THE State Government’s scrapping of the school student transport scheme is a slap in the face to the tune of $400 for Griffith’s hardworking families.
Adding salt to the wound is the axing of the $50 back to school allowance, money which Griffith parents are spending on uniforms, stationary and school shoes.
Parents of one child could find themselves nearly $450 worse off at the start of the school year, while a three-child family using a school bus will look at a hefty $1350 hit on their budget.
Pupils living more than three kilometres away from school currently enjoy free bus travel, but Premier Nathan Rees admitted over the weekend he was looking to replace the scheme with a $391 annual fee for each child using the public transport.
The move will save the State Government an estimated $470 million, but Griffith High P&C president Michelle Harpley said the
new fees were “pretty rough” on families struggling to cope with the drought.
“I think the farmers are doing it tough enough with the drought that they don’t need another bill to pay,” she said.
“City families have the choice of schools to go to, while out here there’s no such luxury.”
Mrs Harpley and her 16-year-old son live nearly 10km out of Griffith, so there is little other option apart from bus transport to school.
While she doesn’t mind the system being tweaked to deal with private school students in Sydney, Mrs Harpley believed families in
regional areas will really suffer as a result.

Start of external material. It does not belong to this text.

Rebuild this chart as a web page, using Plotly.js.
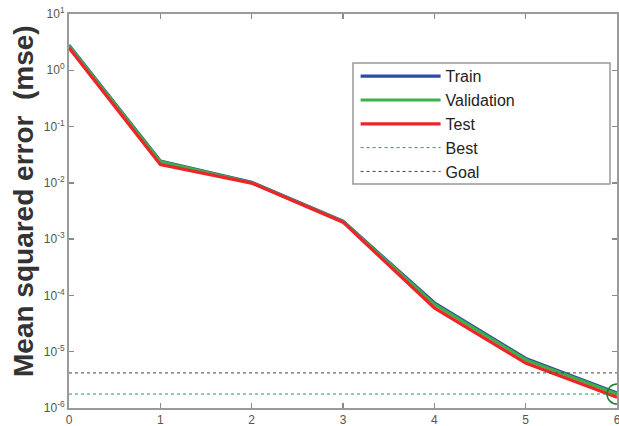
<!DOCTYPE html>
<html>
<head>
<meta charset="utf-8">
<script src="https://cdn.plot.ly/plotly-3.0.1.min.js"></script>
<style>html,body{margin:0;padding:0;background:#fff;}#chart{width:619px;height:426px;}</style>
</head>
<body>
<div id="chart"></div>
<script>
// Data
const epochs = [0, 1, 2, 3, 4, 5, 6];
const trainMse = [2.8, 0.0245, 0.0102, 0.00208, 7.4e-5, 7.6e-6, 1.85e-6];
const validationMse = [2.7, 0.0238, 0.0100, 0.00205, 7.0e-5, 7.2e-6, 1.77e-6];
const testMse = [2.5, 0.0212, 0.0099, 0.00200, 6.0e-5, 6.3e-6, 1.55e-6];
const bestEpoch = 6;
const bestMse = 1.77e-6;
const goalMse = 4.2e-6;
const xTicks = [0, 1, 2, 3, 4, 5, 6];
const yTickExponents = [-6, -5, -4, -3, -2, -1, 0, 1];
const yTicks = yTickExponents.map(e => Math.pow(10, e));
const yTickLabels = yTickExponents.map(e => '10<sup>' + e + '</sup>');
const yTitle = 'Mean squared error\u00a0 (mse)';

const C = {train: '#2c4b9e', val: '#3bb04a', test: '#ee2428', best: '#2a9a55', goal: '#444444'};

const traces = [
  {x: epochs, y: trainMse, name: 'Train', mode: 'lines', line: {color: C.train, width: 3.2}},
  {x: epochs, y: validationMse, name: 'Validation', mode: 'lines', line: {color: C.val, width: 3.2}},
  {x: epochs, y: testMse, name: 'Test', mode: 'lines', line: {color: C.test, width: 3.2}},
  {x: [epochs[0], epochs[epochs.length-1]], y: [bestMse, bestMse], name: 'Best', mode: 'lines', line: {color: C.best, width: 1, dash: 'dot'}},
  {x: [epochs[0], epochs[epochs.length-1]], y: [goalMse, goalMse], name: 'Goal', mode: 'lines', line: {color: C.goal, width: 1, dash: 'dot'}},
  {x: [bestEpoch], y: [bestMse], mode: 'markers', showlegend: false, cliponaxis: false,
   marker: {symbol: 'circle-open', size: 20, color: '#1f7a3c', line: {width: 1.5, color: '#1f7a3c'}}}
];

const axisCommon = {
  showgrid: false, zeroline: false, showline: true, linecolor: '#9a9a9a', linewidth: 2,
  mirror: 'ticks', ticks: 'inside', ticklen: 5, tickcolor: '#8a8a8a', tickwidth: 1.5,
  ticklabeloverflow: 'allow',
  tickfont: {family: 'Liberation Sans, Arial, sans-serif', size: 12, color: '#555'}
};

const layout = {
  width: 619, height: 426,
  margin: {l: 69, r: 2, t: 14, b: 18},
  paper_bgcolor: '#fff', plot_bgcolor: '#fff',
  showlegend: true,
  font: {family: 'Liberation Sans, Arial, sans-serif'},
  xaxis: Object.assign({}, axisCommon, {range: [0, 6], tickvals: xTicks, ticktext: xTicks.map(String)}),
  yaxis: Object.assign({}, axisCommon, {
    type: 'log', range: [-6, 1], tickvals: yTicks, ticktext: yTickLabels
  }),
  annotations: [{text: yTitle, xref: 'paper', yref: 'paper', x: (23 - 69) / 548, y: (408 - 201) / 394,
                 xanchor: 'center', yanchor: 'middle', textangle: -90, showarrow: false,
                 font: {family: 'Liberation Sans, Arial, sans-serif', size: 28, color: '#333', weight: 'bold'}}],
  legend: {x: 0.523, y: 0.885, xanchor: 'left', yanchor: 'top', bgcolor: 'rgba(0,0,0,0)', borderwidth: 0,
           itemwidth: 80, tracegroupgap: 0,
           font: {family: 'Liberation Sans, Arial, sans-serif', size: 16, color: '#222'}},
  shapes: [{type: 'rect', xref: 'paper', yref: 'paper', x0: (353-69)/548, x1: (610-69)/548,
            y0: (408-184)/394, y1: (408-63)/394, line: {color: '#999', width: 1.5}, fillcolor: 'rgba(0,0,0,0)'}]
};

Plotly.newPlot('chart', traces, layout, {displayModeBar: false, staticPlot: true});
</script>
</body>
</html>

“People out at Goolgowi and Rankins Springs have big distances to travel, so their only other option is to send their kids to boarding school, which is even more expensive,” she said.
“Four hundred dollars per student per year, and if you have four kids, $1600 is a lot of money.”
Murrumbidgee MP Adrian Piccoli has placed the blame squarely
on State Government mismanagement.
“I think it’s a disgrace that the Government is cutting funding for kids to pay for their own incompetence,” he said.
“There may be some changes that might be needed to make the system more efficient, but scrapping it is a major overreaction.”
Mr Piccoli said poor budgeting from the Government meant that crying poor was not a reasonable excuse from Premier Rees.
“They’ve just wasted so much money, and it’s not as if they aren’t getting any revenue in, but they’ve squandered it, and now the first thing they cut is basic transport to school,” he said.
“They went and spent $30m on
V8 supercars, and they spent
another $60m on this T-card
system for public transport in Sydney, all money down the tube.”